Set exercise =
In the records below, find the line containing "Generate a Python" and the line containing "5.09, 7.14, 4.85]". Give again exactly those lines and every line between them, omitting the pictures.

Listing =
========
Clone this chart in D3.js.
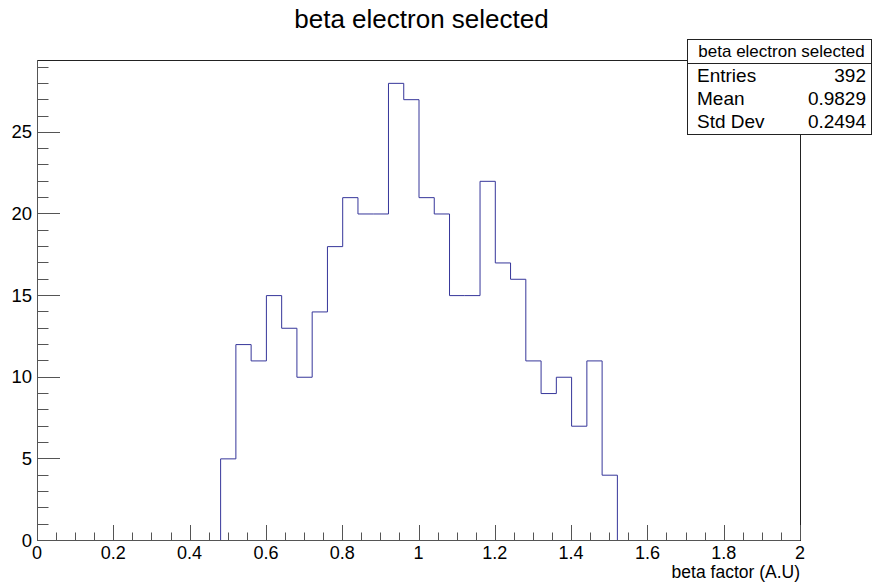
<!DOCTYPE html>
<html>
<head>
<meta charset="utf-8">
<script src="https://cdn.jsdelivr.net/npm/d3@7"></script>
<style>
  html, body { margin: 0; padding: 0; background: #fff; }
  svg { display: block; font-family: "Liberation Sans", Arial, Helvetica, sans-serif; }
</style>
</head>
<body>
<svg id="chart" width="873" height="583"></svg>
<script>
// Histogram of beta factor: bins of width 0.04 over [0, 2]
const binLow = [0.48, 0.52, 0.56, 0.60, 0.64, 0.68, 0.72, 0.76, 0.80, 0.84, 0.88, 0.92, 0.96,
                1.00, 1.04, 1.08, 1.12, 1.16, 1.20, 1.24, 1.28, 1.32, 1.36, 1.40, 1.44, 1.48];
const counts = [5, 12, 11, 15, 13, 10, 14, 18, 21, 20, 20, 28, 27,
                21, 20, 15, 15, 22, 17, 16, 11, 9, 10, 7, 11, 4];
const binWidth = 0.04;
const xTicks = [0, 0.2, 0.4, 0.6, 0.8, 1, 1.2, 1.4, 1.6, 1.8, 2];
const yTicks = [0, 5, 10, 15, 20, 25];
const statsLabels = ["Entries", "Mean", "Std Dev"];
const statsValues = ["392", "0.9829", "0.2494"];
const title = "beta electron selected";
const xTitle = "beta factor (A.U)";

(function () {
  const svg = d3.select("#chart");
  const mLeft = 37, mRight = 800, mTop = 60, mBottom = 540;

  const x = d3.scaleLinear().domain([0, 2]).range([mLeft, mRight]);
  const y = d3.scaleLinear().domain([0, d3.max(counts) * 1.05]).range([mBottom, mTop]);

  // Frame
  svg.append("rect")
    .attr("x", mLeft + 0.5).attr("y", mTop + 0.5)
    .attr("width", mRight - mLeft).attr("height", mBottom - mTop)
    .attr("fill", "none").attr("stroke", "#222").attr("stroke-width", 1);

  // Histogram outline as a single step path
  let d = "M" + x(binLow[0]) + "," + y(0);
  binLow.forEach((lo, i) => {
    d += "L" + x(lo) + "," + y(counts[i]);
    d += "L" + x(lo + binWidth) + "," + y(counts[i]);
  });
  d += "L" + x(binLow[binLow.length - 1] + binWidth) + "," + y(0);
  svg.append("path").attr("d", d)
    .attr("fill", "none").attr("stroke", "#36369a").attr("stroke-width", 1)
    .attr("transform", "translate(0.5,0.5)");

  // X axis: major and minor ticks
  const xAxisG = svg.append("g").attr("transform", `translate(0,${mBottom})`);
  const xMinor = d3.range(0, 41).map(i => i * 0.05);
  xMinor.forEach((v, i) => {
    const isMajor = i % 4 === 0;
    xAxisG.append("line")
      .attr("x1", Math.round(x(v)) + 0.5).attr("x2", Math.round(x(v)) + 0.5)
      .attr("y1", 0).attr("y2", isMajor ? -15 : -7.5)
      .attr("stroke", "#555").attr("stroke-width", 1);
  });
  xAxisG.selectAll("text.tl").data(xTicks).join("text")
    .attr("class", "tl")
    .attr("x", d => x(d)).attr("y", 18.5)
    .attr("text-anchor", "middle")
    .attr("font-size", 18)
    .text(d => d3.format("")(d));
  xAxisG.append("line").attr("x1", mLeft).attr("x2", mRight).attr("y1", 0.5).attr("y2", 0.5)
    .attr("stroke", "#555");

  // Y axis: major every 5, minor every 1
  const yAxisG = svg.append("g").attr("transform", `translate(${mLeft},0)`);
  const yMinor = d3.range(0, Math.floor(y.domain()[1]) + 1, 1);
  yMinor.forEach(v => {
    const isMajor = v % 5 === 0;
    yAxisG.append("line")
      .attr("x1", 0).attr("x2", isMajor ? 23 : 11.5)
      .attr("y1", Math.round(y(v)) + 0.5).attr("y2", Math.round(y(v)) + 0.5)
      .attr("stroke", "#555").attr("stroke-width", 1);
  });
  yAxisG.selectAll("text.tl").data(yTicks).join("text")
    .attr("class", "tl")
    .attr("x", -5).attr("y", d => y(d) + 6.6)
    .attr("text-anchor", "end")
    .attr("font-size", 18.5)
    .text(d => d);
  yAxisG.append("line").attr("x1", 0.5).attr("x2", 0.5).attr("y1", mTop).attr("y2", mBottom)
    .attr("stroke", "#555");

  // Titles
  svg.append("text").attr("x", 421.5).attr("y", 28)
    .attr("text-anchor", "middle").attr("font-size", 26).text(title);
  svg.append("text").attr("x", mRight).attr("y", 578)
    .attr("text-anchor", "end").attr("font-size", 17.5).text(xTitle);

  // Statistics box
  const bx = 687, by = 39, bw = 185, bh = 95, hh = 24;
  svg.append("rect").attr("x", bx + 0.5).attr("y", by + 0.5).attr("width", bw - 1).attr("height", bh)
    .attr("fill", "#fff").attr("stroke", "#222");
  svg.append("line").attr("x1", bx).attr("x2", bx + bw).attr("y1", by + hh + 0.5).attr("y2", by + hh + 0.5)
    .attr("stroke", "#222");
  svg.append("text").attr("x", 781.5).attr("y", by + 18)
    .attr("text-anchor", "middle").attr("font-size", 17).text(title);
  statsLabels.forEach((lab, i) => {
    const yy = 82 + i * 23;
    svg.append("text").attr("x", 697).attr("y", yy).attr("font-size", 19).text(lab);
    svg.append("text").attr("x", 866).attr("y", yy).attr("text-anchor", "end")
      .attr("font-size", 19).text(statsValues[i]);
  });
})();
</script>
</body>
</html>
========
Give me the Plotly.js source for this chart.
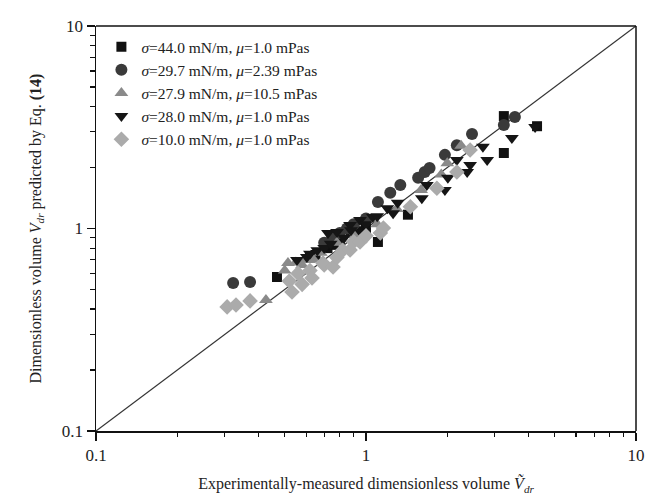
========
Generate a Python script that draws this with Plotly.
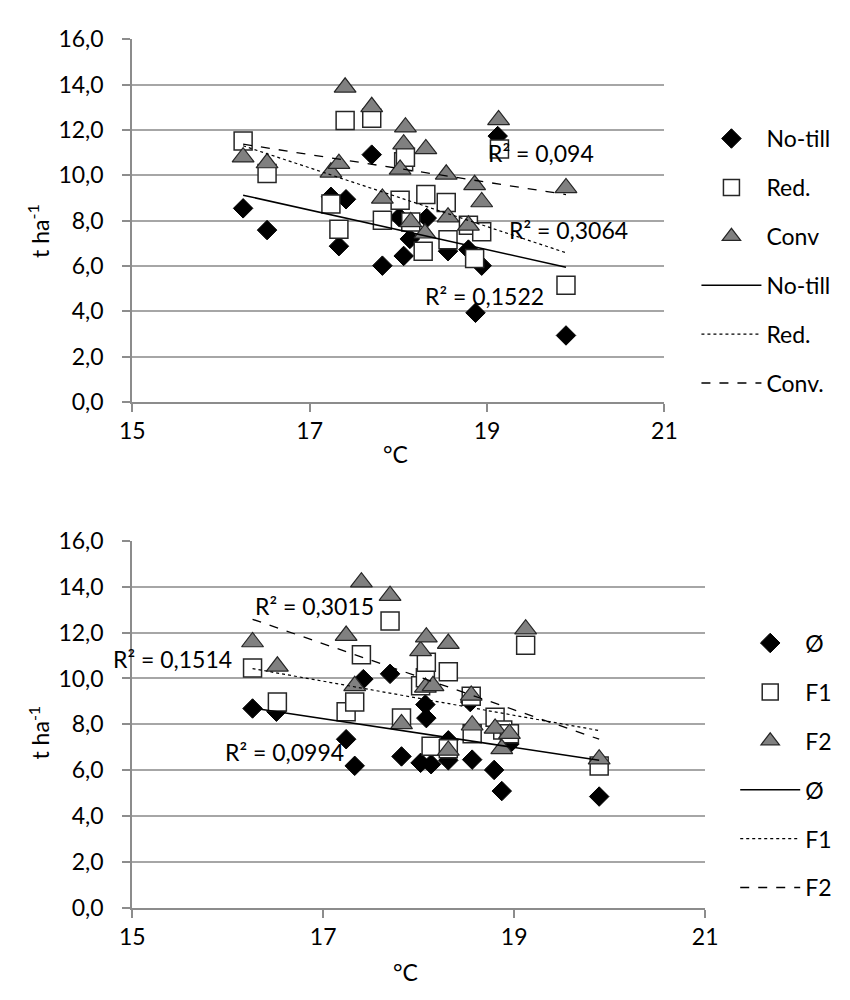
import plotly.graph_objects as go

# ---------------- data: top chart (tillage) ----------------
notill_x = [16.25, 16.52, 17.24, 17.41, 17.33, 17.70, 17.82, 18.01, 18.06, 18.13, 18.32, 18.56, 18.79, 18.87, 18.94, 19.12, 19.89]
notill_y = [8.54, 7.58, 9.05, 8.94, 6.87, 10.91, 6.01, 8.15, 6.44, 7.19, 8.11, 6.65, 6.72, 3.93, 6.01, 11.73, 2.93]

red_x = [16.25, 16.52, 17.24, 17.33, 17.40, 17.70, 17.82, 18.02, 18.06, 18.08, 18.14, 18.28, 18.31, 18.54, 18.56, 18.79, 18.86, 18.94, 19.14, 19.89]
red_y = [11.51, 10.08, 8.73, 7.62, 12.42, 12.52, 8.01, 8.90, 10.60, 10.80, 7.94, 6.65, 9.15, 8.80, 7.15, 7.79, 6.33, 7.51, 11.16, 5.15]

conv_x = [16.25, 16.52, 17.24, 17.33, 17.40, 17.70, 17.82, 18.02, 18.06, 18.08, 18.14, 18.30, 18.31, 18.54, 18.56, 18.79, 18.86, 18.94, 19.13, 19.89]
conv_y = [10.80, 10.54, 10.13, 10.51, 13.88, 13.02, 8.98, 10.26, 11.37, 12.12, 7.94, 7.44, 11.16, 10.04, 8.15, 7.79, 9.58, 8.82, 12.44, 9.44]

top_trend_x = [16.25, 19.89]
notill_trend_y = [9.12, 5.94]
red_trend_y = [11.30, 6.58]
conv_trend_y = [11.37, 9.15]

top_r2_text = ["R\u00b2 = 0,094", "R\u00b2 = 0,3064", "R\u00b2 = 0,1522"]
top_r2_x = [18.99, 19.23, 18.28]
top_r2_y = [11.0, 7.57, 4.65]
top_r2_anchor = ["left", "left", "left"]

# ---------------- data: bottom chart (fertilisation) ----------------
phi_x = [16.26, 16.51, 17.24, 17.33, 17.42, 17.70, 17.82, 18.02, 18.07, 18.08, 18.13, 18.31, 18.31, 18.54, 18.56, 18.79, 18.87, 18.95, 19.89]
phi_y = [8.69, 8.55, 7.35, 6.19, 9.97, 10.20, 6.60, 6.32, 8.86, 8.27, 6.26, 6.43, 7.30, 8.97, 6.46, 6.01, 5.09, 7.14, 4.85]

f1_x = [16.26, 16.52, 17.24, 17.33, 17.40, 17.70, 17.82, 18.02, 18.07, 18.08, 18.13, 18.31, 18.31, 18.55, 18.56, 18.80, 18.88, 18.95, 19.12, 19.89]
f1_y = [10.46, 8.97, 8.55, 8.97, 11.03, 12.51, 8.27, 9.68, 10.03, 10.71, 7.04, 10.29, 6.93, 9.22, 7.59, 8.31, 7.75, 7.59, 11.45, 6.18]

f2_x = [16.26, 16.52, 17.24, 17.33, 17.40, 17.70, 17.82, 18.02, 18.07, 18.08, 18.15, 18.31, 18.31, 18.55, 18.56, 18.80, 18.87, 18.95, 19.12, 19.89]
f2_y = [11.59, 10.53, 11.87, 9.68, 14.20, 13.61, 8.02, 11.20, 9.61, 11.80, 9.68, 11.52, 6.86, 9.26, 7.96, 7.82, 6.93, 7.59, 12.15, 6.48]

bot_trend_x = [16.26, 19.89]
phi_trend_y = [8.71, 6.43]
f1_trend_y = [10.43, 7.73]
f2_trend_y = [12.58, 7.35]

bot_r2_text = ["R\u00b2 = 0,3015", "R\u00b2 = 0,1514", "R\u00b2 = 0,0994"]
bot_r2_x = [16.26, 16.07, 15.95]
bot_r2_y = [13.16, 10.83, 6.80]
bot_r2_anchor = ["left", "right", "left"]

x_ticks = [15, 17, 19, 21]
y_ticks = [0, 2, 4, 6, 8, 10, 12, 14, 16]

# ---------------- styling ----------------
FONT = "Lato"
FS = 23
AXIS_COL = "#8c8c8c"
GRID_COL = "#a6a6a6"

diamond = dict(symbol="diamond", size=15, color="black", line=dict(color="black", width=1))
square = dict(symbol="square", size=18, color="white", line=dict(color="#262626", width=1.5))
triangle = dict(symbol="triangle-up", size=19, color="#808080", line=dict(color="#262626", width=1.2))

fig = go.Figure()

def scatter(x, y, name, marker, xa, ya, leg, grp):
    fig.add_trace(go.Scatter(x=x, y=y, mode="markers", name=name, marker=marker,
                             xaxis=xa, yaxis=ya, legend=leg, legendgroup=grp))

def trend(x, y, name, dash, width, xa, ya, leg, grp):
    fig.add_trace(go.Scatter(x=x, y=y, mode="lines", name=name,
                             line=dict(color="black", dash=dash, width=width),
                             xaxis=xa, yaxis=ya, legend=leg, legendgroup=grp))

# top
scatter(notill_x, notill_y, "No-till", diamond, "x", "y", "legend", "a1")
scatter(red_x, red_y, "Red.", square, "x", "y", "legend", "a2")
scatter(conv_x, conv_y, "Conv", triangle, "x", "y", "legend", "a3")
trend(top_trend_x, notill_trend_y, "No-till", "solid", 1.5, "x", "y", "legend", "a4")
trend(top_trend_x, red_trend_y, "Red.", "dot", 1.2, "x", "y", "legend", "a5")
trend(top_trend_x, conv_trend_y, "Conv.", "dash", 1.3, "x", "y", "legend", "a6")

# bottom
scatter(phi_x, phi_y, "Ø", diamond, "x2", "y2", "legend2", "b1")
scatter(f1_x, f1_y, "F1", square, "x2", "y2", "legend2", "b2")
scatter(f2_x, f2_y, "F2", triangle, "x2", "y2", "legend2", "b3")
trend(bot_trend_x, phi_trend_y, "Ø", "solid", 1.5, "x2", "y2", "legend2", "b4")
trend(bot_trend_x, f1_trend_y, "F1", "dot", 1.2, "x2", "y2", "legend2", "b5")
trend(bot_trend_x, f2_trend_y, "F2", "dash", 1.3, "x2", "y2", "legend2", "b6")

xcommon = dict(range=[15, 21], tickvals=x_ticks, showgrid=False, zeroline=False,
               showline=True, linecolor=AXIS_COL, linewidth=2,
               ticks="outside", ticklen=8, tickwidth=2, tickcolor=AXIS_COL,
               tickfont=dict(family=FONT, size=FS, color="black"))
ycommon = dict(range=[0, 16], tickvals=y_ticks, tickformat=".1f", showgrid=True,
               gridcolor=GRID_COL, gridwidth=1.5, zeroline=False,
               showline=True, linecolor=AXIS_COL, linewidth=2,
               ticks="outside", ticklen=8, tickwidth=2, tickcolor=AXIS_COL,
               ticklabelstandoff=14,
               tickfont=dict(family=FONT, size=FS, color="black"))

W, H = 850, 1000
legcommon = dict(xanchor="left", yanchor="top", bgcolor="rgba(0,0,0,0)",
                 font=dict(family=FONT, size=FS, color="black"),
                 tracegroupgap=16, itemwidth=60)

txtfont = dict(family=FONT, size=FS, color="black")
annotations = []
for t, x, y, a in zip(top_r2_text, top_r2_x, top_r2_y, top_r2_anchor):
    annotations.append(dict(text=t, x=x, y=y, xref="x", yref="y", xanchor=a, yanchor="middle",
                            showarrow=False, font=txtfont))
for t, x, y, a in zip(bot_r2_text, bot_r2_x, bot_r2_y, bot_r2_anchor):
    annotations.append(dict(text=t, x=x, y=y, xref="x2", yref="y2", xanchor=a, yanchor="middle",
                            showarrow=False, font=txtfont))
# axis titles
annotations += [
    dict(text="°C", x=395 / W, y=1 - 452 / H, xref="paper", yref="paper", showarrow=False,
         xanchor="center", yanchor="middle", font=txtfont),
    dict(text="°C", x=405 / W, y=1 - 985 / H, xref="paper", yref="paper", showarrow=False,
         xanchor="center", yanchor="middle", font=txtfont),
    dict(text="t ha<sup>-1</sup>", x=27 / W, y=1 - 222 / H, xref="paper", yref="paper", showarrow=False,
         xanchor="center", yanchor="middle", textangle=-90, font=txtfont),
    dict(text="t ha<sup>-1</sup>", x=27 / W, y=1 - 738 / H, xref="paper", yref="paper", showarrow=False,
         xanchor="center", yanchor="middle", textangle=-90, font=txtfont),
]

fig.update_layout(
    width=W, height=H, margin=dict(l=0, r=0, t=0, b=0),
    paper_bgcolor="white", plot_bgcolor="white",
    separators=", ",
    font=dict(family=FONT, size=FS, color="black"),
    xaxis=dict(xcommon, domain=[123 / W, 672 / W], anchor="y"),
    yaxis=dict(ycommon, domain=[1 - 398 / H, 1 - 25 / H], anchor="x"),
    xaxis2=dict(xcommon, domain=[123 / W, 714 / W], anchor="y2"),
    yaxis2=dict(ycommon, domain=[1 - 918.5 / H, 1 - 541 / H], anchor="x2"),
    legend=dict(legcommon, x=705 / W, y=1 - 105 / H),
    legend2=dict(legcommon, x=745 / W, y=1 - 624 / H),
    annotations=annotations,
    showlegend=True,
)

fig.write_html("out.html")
========
Correct result =
Generate a Python script that draws this with Plotly.
import plotly.graph_objects as go

# ---------------- data: top chart (tillage) ----------------
notill_x = [16.25, 16.52, 17.24, 17.41, 17.33, 17.70, 17.82, 18.01, 18.06, 18.13, 18.32, 18.56, 18.79, 18.87, 18.94, 19.12, 19.89]
notill_y = [8.54, 7.58, 9.05, 8.94, 6.87, 10.91, 6.01, 8.15, 6.44, 7.19, 8.11, 6.65, 6.72, 3.93, 6.01, 11.73, 2.93]

red_x = [16.25, 16.52, 17.24, 17.33, 17.40, 17.70, 17.82, 18.02, 18.06, 18.08, 18.14, 18.28, 18.31, 18.54, 18.56, 18.79, 18.86, 18.94, 19.14, 19.89]
red_y = [11.51, 10.08, 8.73, 7.62, 12.42, 12.52, 8.01, 8.90, 10.60, 10.80, 7.94, 6.65, 9.15, 8.80, 7.15, 7.79, 6.33, 7.51, 11.16, 5.15]

conv_x = [16.25, 16.52, 17.24, 17.33, 17.40, 17.70, 17.82, 18.02, 18.06, 18.08, 18.14, 18.30, 18.31, 18.54, 18.56, 18.79, 18.86, 18.94, 19.13, 19.89]
conv_y = [10.80, 10.54, 10.13, 10.51, 13.88, 13.02, 8.98, 10.26, 11.37, 12.12, 7.94, 7.44, 11.16, 10.04, 8.15, 7.79, 9.58, 8.82, 12.44, 9.44]

top_trend_x = [16.25, 19.89]
notill_trend_y = [9.12, 5.94]
red_trend_y = [11.30, 6.58]
conv_trend_y = [11.37, 9.15]

top_r2_text = ["R\u00b2 = 0,094", "R\u00b2 = 0,3064", "R\u00b2 = 0,1522"]
top_r2_x = [18.99, 19.23, 18.28]
top_r2_y = [11.0, 7.57, 4.65]
top_r2_anchor = ["left", "left", "left"]

# ---------------- data: bottom chart (fertilisation) ----------------
phi_x = [16.26, 16.51, 17.24, 17.33, 17.42, 17.70, 17.82, 18.02, 18.07, 18.08, 18.13, 18.31, 18.31, 18.54, 18.56, 18.79, 18.87, 18.95, 19.89]
phi_y = [8.69, 8.55, 7.35, 6.19, 9.97, 10.20, 6.60, 6.32, 8.86, 8.27, 6.26, 6.43, 7.30, 8.97, 6.46, 6.01, 5.09, 7.14, 4.85]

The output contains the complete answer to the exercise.